The utility of spherical harmonics doesn't end with the natural world; we have imported their power into the digital realm. In computer graphics, creating realistic lighting is a major challenge. An object isn't just lit by a single light bulb; it's illuminated by the entire environment—the blue sky, the green grass, the gray buildings. To render this "diffuse global illumination" in real-time, as in a video game, is computationally intensive. A clever solution is to use spherical harmonics. The incoming light from all directions (the "skybox") can be represented by a low-order spherical harmonic expansion. The way a surface reflects this "SH lighting" can then be calculated efficiently. This technique, in essence, solves a version of Laplace's equation on the sphere where the incoming light acts as a boundary condition, allowing for breathtakingly realistic lighting that responds dynamically to the environment.

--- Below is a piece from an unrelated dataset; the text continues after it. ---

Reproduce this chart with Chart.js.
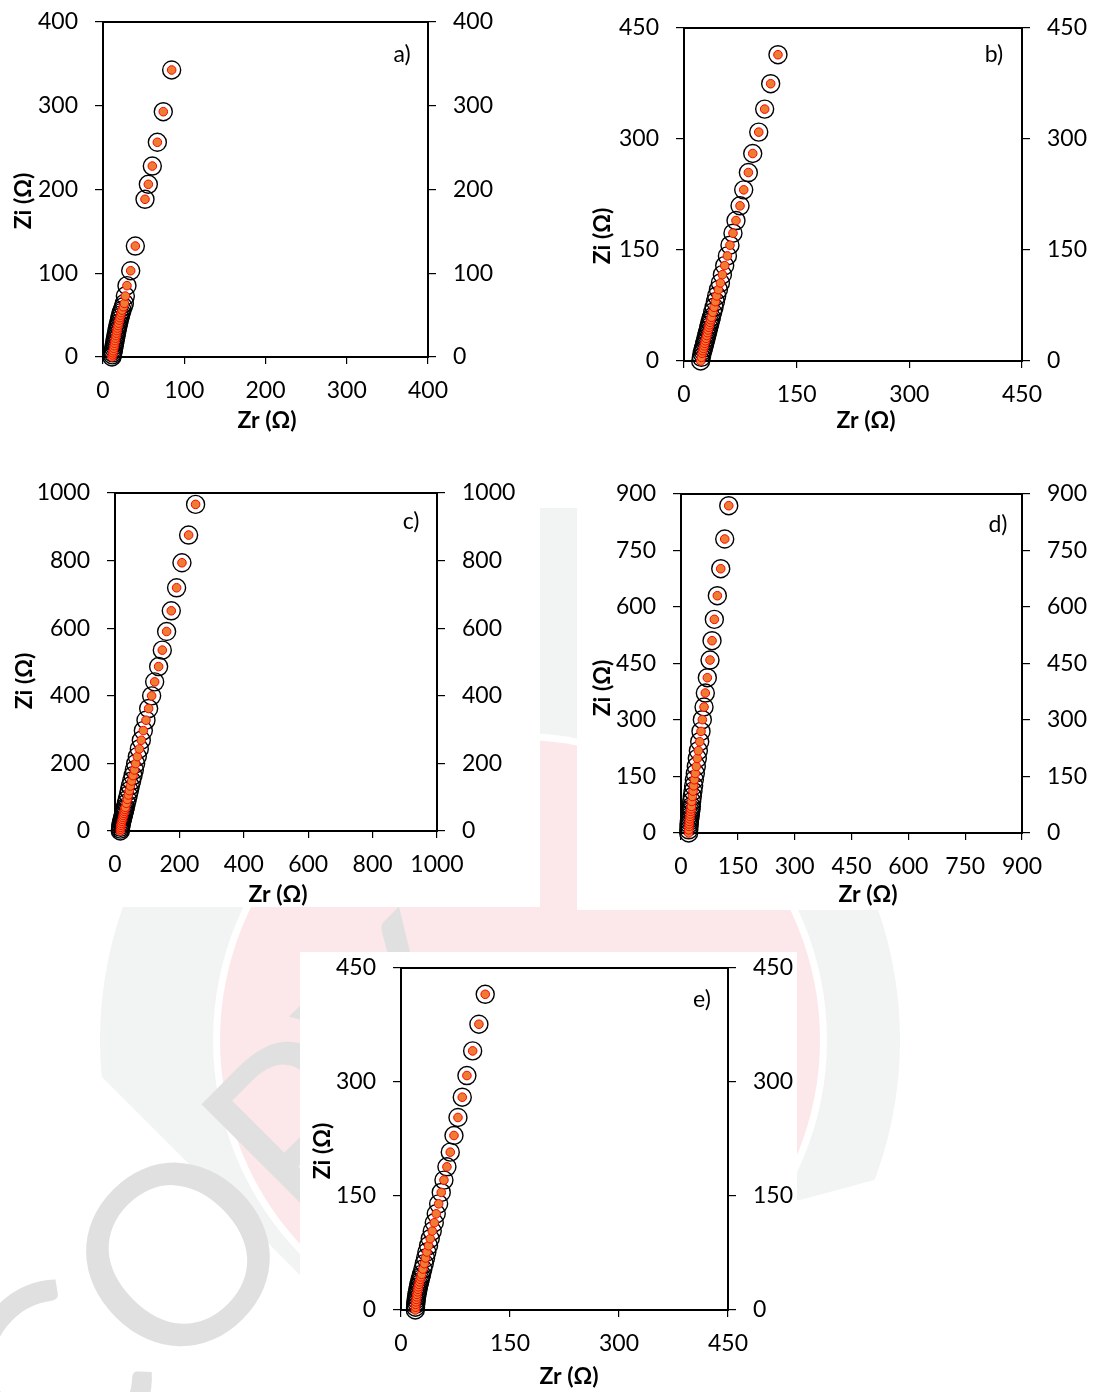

More recently, and perhaps most excitingly, spherical harmonics have become a central component in the quest to build smarter Artificial Intelligence. One of the grand challenges in using machine learning for science is to create models that inherently understand and respect the laws of physics. For instance, the energy of a molecule should not change if we simply rotate it in space. This property is called "equivariance". A standard neural network has no concept of 3D rotations and struggles to learn this fundamental symmetry. The solution? Build the symmetry in from the start.

In state-of-the-art E(3)-equivariant neural networks, used for discovering new drugs and materials, atomic features are no longer just lists of numbers; they are treated as spherical tensors—objects that transform like spherical harmonics. When two atoms interact, their features are combined using the very same rules of angular momentum coupling that govern quantum mechanics, complete with Clebsch-Gordan coefficients. The geometry of their relative position is encoded using spherical harmonics. This ensures, by construction, that the network's predictions will obey the correct rotational symmetries. The abstract mathematics developed by physicists a century ago to understand the atom has become the architectural blueprint for the next generation of scientific AI. Experimental techniques like neutron scattering can now provide detailed data on the anisotropic shape of electron densities in materials, and these new AI models, built on the language of spherical harmonics, are perfectly poised to learn from and interpret this complex data.

From the shape of an electron's orbit to the pattern of light in a video game, from the color of a chemical to the echo of the Big Bang, spherical harmonics provide the essential language. They are a golden thread weaving together physics, chemistry, astronomy, and computer science, revealing the deep, underlying unity and mathematical beauty of our world.